----- INPUT DATA

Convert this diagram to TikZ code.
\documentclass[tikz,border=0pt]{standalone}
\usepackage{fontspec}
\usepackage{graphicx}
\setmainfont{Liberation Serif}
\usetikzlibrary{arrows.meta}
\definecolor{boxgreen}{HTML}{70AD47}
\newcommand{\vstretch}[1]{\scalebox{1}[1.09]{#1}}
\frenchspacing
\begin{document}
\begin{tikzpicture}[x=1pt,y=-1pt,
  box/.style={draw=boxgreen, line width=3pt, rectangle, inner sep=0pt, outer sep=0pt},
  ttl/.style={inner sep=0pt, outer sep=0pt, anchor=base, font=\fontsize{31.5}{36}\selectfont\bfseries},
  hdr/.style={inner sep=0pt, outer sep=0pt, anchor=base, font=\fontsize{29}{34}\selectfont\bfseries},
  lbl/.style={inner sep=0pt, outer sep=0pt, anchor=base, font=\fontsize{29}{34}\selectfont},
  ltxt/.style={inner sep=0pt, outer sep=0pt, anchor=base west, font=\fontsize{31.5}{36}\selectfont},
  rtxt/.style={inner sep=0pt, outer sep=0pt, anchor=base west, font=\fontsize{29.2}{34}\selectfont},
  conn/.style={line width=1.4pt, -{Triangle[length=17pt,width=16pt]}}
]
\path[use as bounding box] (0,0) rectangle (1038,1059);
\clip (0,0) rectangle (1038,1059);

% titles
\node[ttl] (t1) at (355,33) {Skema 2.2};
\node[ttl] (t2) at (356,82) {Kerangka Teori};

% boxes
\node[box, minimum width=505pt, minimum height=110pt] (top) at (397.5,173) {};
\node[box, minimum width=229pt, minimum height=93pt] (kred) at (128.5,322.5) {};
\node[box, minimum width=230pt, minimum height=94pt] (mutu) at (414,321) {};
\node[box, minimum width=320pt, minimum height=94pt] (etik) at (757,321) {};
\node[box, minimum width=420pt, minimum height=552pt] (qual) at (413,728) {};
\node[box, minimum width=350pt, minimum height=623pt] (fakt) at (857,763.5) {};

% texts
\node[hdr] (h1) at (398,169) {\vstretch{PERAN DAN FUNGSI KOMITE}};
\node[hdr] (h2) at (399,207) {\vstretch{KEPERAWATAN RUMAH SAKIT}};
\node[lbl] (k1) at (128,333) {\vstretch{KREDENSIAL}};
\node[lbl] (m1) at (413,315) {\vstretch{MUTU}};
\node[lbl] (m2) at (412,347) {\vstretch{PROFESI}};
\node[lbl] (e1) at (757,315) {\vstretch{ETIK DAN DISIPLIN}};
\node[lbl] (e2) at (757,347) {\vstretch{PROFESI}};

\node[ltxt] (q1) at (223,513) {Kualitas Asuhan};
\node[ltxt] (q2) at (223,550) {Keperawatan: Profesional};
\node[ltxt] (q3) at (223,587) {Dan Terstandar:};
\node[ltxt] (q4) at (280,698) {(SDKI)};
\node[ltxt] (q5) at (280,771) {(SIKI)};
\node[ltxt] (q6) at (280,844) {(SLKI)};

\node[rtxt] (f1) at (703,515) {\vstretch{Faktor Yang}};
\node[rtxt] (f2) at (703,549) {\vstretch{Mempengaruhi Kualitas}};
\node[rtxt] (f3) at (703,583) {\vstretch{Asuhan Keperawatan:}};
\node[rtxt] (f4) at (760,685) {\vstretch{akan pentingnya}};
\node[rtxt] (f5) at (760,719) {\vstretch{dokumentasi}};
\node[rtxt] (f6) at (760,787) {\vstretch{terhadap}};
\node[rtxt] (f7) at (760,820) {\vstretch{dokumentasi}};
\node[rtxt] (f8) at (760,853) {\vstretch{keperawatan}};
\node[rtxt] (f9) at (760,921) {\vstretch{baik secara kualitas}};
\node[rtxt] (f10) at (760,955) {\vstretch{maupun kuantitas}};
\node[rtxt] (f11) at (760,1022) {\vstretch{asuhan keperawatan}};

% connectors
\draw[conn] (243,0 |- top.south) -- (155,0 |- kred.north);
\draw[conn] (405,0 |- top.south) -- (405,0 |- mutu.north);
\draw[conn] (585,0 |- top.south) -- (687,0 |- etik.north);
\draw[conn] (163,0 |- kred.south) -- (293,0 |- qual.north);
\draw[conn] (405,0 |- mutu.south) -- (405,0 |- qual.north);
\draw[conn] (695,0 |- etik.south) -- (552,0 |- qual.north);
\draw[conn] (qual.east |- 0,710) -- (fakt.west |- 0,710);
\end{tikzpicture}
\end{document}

----------
----- INPUT DATA

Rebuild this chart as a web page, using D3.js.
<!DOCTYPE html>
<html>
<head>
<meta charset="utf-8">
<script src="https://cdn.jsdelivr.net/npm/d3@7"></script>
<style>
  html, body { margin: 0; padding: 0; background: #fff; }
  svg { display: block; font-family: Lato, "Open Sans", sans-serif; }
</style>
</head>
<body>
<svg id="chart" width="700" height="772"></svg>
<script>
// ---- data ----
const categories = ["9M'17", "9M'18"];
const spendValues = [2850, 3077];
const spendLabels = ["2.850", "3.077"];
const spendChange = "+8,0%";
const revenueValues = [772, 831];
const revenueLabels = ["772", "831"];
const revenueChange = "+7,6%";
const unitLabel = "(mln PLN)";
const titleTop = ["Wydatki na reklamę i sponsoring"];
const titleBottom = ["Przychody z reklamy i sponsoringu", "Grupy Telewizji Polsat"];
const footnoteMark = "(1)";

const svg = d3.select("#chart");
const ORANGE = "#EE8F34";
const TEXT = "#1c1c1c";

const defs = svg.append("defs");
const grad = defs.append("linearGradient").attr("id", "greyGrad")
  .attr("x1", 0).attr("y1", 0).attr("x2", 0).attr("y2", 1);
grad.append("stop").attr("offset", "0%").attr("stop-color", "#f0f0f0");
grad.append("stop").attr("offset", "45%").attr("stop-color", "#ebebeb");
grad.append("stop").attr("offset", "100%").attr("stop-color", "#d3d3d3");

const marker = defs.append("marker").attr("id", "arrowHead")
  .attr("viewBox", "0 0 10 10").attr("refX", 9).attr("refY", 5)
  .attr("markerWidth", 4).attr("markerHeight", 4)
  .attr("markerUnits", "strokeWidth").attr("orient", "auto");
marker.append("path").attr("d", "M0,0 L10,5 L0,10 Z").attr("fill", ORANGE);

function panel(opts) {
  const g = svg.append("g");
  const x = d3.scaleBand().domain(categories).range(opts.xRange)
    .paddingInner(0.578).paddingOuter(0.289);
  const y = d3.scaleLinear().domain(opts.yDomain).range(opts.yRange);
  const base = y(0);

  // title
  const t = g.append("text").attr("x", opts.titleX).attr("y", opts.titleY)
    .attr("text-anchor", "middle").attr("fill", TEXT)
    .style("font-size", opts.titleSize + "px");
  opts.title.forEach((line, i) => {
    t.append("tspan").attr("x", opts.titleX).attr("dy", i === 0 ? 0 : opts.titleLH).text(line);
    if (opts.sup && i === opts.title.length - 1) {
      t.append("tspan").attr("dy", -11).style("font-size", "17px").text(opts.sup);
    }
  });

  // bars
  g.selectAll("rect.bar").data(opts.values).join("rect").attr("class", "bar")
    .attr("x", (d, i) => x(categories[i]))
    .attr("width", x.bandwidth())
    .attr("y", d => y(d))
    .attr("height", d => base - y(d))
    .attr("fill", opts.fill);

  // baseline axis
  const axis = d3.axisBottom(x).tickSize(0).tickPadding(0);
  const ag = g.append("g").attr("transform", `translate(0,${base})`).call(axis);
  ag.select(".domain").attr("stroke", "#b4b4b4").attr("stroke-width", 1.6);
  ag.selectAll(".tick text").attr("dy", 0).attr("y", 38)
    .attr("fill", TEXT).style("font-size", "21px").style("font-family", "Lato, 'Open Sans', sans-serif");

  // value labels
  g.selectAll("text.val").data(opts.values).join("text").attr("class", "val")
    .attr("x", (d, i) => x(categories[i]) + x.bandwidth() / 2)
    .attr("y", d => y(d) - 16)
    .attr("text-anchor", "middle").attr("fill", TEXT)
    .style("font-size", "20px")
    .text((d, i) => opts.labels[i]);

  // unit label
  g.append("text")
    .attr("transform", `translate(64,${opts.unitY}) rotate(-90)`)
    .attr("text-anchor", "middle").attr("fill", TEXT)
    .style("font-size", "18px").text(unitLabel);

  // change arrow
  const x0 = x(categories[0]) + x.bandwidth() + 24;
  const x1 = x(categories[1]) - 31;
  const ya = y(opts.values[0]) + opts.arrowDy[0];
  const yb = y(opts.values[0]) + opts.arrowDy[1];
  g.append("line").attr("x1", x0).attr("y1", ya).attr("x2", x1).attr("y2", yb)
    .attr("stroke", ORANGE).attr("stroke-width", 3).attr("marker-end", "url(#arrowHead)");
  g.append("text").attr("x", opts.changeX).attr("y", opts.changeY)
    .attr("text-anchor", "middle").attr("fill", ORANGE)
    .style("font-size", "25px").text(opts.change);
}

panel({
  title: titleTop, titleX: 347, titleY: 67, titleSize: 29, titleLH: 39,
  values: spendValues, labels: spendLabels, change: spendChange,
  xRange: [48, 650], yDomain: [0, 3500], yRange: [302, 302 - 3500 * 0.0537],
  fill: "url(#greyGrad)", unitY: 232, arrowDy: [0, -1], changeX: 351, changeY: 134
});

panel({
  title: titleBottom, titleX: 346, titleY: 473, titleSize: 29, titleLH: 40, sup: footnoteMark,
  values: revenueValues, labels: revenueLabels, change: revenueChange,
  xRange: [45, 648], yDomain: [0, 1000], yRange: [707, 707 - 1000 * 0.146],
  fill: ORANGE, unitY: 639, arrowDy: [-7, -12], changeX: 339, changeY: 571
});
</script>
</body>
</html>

----------

### TO BE DONE
Transcribe the records above exactly, beginning at the line that contains "Convert this diagram to TikZ code." and ending with the line that contains "(t2) at (356,82)", both included, and nothing else.

### EXERCISE RESULT
Convert this diagram to TikZ code.
\documentclass[tikz,border=0pt]{standalone}
\usepackage{fontspec}
\usepackage{graphicx}
\setmainfont{Liberation Serif}
\usetikzlibrary{arrows.meta}
\definecolor{boxgreen}{HTML}{70AD47}
\newcommand{\vstretch}[1]{\scalebox{1}[1.09]{#1}}
\frenchspacing
\begin{document}
\begin{tikzpicture}[x=1pt,y=-1pt,
  box/.style={draw=boxgreen, line width=3pt, rectangle, inner sep=0pt, outer sep=0pt},
  ttl/.style={inner sep=0pt, outer sep=0pt, anchor=base, font=\fontsize{31.5}{36}\selectfont\bfseries},
  hdr/.style={inner sep=0pt, outer sep=0pt, anchor=base, font=\fontsize{29}{34}\selectfont\bfseries},
  lbl/.style={inner sep=0pt, outer sep=0pt, anchor=base, font=\fontsize{29}{34}\selectfont},
  ltxt/.style={inner sep=0pt, outer sep=0pt, anchor=base west, font=\fontsize{31.5}{36}\selectfont},
  rtxt/.style={inner sep=0pt, outer sep=0pt, anchor=base west, font=\fontsize{29.2}{34}\selectfont},
  conn/.style={line width=1.4pt, -{Triangle[length=17pt,width=16pt]}}
]
\path[use as bounding box] (0,0) rectangle (1038,1059);
\clip (0,0) rectangle (1038,1059);

% titles
\node[ttl] (t1) at (355,33) {Skema 2.2};
\node[ttl] (t2) at (356,82) {Kerangka Teori};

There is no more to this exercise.